Bung Hatta menegaskan dalam tulisannya,
"Negara Indonesia Merdeka yang akan datang (de
toekomstige vrije Indonesische staat) mustahil disebut
"Hindia-Belanda". Juga tidak "Hindia" saja, sebab dapat
menimbulkan kekeliruan dengan India yang asli. Bagi kami nama Indonesia
menyatakan suatu tujuan politik (een politiek doel), karena melambangkan
dan mencita-citakan suatu tanah air pada masa depan, dan untuk mewujudkannya
tiap orang Indonesia (Indonesiër) akan berusaha dengan segala tenaga dan
kemampuannya."
Di Indonesia Dr. Sutomo mendirikan Indonesische
Studie Club pada tahun 1924. Tahun itu juga Perserikatan Komunis Hindia berganti nama menjadi Partai Komunis Indonesia (PKI). Pada tahun 1925 Jong Islamieten Bond membentuk kepanduan Nationaal
Indonesische Padvinderij (Natipij).
Itulah tiga organisasi di tanah air yang mula-mula menggunakan nama
"Indonesia". Akhirnya nama "Indonesia" dinobatkan sebagai
nama tanah air, bangsa, dan bahasa pada Kerapatan Pemoeda-Pemoedi Indonesia
tanggal 28 Oktober 1928, yang kini dikenal dengan sebutan Sumpah Pemuda.

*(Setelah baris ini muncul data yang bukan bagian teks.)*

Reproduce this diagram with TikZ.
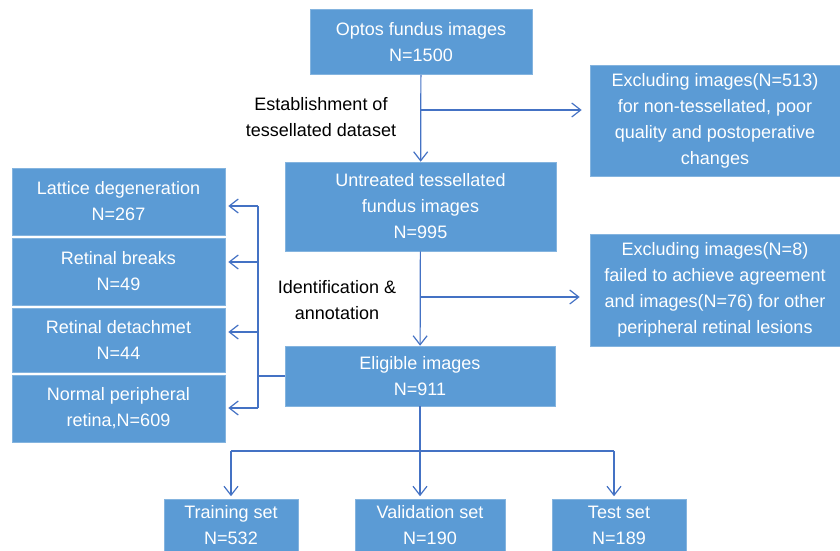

Pada bulan Agustus 1939 tiga orang anggota Volksraad (Dewan Rakyat; parlemen Hindia-Belanda), Muhammad
Husni Thamrin, Wiwoho Purbohadidjojo, dan Sutardjo Kartohadikusumo, mengajukan mosi
kepada Pemerintah Belanda agar nama Indonesië diresmikan sebagai
pengganti nama "Nederlandsch-Indie". Permohonan ini ditolak.
Sementara itu, Kamus Poerwadarminta yang diterbitkan pada tahun yang sama mencantumkan lema nusantara sebagai bahasa Kawi untuk "kapuloan (Indonesiah)".Dengan pendudukan Jepang pada tanggal 8 Maret 1942, lenyaplah nama "Hindia-Belanda". Pada tanggal 17 Agustus 1945, menyusul deklarasi Proklamasi Kemerdekaan, lahirlah Republik Indonesia.